Well, I should hope that you see it is 1/11

Right, we have seen the pattern, but could you say what that is in words?

The numbers on the bottom are the odd numbers.

When we write 1/number, that is called the reciprocal.

So, 1, 1/3, 1/5, are the reciprocals of odd numbers.

Yes, yes you knew that, but now we have to put "odd numbers"

into the mysterious and strange language of maths.

This is no time to run out of the room with the screaming had-dabs.

This is the bit where people say I have no idea what comes next,

but I hope to show you, you CAN do this.

First think about even numbers, like {2, 4, 6, 8, ...}

They are all divisible by 2. They are {1, 2, 3, 4, ...}*2

They are all of the form 2n where n = {1, 2, 3, 4, ...}

But what about odd numbers.

It is not enough to just say that they not the even ones.

We have to say that they are ONE MORE than the evens.

Odd numbers are of the form 2n + 1 where n = {1, 2, 3, 4, ...}

Now we are nearly there.

The sequence 1, 1/3, 1/5, 1/7, 1/9, .. that we have called

the reciprocals of odd numbers are all of the form

1/(2n + 1) where n = {1, 2, 3, 4, ...}

Now to that other thing.
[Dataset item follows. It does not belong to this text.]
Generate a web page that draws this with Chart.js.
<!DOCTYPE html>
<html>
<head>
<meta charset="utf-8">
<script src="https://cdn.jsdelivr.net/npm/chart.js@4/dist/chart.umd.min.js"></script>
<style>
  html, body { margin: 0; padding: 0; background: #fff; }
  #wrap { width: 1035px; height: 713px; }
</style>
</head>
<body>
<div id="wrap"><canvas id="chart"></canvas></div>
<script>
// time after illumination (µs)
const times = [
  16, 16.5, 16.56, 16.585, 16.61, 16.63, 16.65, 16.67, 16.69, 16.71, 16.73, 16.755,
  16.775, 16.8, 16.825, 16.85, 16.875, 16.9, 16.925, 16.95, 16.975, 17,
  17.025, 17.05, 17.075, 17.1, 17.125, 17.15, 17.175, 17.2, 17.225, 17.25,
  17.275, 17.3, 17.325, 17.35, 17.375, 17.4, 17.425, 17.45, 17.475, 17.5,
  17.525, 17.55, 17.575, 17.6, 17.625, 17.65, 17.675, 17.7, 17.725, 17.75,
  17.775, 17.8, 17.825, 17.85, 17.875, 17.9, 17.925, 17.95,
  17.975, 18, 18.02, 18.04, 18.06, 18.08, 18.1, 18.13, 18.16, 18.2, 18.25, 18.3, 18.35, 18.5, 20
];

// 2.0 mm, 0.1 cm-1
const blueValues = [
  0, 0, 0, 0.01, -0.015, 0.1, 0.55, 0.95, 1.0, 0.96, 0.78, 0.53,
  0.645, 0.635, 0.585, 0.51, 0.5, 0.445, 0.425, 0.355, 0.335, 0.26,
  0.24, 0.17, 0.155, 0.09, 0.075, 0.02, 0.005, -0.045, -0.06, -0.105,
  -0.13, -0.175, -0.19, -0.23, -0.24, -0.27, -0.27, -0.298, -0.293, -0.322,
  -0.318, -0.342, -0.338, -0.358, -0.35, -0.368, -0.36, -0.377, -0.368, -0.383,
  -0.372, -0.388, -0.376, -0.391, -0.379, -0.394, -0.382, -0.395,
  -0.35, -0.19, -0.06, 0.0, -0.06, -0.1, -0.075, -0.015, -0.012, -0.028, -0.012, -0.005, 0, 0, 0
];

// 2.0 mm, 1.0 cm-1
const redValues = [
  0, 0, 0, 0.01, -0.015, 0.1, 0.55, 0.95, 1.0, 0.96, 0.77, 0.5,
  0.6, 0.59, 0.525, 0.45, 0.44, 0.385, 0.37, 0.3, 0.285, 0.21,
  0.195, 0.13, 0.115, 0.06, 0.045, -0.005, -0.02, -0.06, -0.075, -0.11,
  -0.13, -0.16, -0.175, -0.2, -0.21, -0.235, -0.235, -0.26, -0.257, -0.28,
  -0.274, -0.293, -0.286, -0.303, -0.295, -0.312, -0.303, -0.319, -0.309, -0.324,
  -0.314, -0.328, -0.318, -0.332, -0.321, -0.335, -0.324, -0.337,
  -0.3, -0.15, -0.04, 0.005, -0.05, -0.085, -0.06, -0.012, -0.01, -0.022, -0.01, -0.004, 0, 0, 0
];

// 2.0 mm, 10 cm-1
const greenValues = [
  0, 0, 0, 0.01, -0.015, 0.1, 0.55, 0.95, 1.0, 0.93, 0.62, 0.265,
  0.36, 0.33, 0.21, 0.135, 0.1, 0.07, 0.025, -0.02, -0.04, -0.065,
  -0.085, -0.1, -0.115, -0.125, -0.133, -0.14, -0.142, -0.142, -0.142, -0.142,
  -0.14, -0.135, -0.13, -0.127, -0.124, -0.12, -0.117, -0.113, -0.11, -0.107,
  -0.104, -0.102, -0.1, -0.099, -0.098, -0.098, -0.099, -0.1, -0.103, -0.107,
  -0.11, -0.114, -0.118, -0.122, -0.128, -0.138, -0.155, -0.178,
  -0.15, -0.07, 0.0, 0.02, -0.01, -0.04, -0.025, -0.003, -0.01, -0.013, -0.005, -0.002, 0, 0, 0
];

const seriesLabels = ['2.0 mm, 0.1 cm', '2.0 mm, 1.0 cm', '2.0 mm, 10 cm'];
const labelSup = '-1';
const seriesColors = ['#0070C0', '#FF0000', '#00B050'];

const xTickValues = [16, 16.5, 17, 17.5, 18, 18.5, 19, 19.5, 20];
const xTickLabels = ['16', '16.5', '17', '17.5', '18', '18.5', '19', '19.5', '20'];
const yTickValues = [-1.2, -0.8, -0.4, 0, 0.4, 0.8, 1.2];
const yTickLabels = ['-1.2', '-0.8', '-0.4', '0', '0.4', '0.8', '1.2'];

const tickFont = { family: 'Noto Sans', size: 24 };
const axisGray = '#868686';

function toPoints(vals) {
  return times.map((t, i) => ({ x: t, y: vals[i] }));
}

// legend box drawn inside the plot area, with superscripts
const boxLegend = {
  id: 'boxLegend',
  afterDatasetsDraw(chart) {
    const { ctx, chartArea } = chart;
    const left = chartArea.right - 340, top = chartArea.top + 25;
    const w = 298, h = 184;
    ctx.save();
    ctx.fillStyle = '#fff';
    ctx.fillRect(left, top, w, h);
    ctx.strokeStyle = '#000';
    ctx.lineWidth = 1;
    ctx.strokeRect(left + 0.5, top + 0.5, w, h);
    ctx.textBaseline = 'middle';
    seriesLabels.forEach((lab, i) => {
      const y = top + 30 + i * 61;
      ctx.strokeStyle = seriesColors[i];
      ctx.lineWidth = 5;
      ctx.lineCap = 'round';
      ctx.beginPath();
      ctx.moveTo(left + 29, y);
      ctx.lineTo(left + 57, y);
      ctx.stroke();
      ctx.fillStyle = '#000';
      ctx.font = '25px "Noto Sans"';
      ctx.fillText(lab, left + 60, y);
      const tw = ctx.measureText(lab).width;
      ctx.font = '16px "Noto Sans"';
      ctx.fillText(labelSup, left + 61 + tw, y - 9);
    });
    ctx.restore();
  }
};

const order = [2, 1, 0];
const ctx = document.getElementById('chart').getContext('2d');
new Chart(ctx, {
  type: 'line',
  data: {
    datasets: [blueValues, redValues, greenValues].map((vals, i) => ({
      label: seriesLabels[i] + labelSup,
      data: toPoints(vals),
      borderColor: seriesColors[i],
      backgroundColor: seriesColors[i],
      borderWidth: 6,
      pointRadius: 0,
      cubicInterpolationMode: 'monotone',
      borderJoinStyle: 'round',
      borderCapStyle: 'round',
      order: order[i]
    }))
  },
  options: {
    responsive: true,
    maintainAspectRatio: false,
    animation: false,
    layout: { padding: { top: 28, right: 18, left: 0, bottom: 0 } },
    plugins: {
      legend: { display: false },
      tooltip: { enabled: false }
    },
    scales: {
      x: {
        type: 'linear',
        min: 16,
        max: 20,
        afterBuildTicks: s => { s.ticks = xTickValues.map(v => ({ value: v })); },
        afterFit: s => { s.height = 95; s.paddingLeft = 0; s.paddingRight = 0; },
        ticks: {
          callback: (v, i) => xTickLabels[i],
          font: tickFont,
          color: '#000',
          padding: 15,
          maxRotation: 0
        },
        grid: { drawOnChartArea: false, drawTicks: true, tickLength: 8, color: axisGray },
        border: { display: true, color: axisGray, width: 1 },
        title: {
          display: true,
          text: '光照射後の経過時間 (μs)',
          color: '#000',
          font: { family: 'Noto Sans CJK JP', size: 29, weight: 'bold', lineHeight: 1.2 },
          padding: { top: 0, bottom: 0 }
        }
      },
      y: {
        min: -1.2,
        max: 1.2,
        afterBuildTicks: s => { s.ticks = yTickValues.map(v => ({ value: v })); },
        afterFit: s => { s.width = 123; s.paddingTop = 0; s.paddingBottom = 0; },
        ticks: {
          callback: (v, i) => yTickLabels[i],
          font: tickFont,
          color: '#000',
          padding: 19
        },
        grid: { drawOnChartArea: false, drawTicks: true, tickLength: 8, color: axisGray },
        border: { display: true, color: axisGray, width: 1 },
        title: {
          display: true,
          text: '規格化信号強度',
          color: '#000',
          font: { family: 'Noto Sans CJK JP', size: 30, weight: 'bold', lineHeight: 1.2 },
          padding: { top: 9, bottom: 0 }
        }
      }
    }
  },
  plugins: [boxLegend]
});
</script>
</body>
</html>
What on earth is a(sub n) you might wonder?

I am sorry to say it is not an interesting sandwich.

In fact a(sub n) just refers to the GENERAL TERM, or you might say the nth term.

It seems like we have found that already.

The nth term, a(sub n) = 1/(2n + 1) where n = {1, 2, 3, 4, ...}

Did you get all that ? If you are still a bit puzzled, read it through again slowly.

19) a(sub n) = (3 + 5n^2) / (n + n^2)

That is a statement. You forgot to ask the question, but I will

assume you have to work out what the first few terms are.

If that is correct, all you have to do is substitute n = {1, 2, 3, 4, ...}

n = 1: (3 + 5*1^2) / (1 + 1^2) = 4

n = 2: (3 + 5*2^2) / (2 + 2^2) = 23/6

n = 3: (3 + 5*3^2) / (3 + 3^2) = 4

n = 4: (3 + 5*4^2) / (4 + 4^2) = 83/20

I hope that you do understand what is going on now,

and will be able to have a go at these next time.

Regards - Ian

9) The value of n indicates the term in the sequence, like n=2 is 1/3, n=3 is 1/5, which is shown in your problem. The general form for the sequence is:

a(sub n) = 1/(2n-1)

19) I assume you are supposed to come up with some of the numbers of the sequence, as you simply stated the general form for some sequence. For that, simply plug n=1 into the general form to get the first value, n=2 to get the second value, and so on.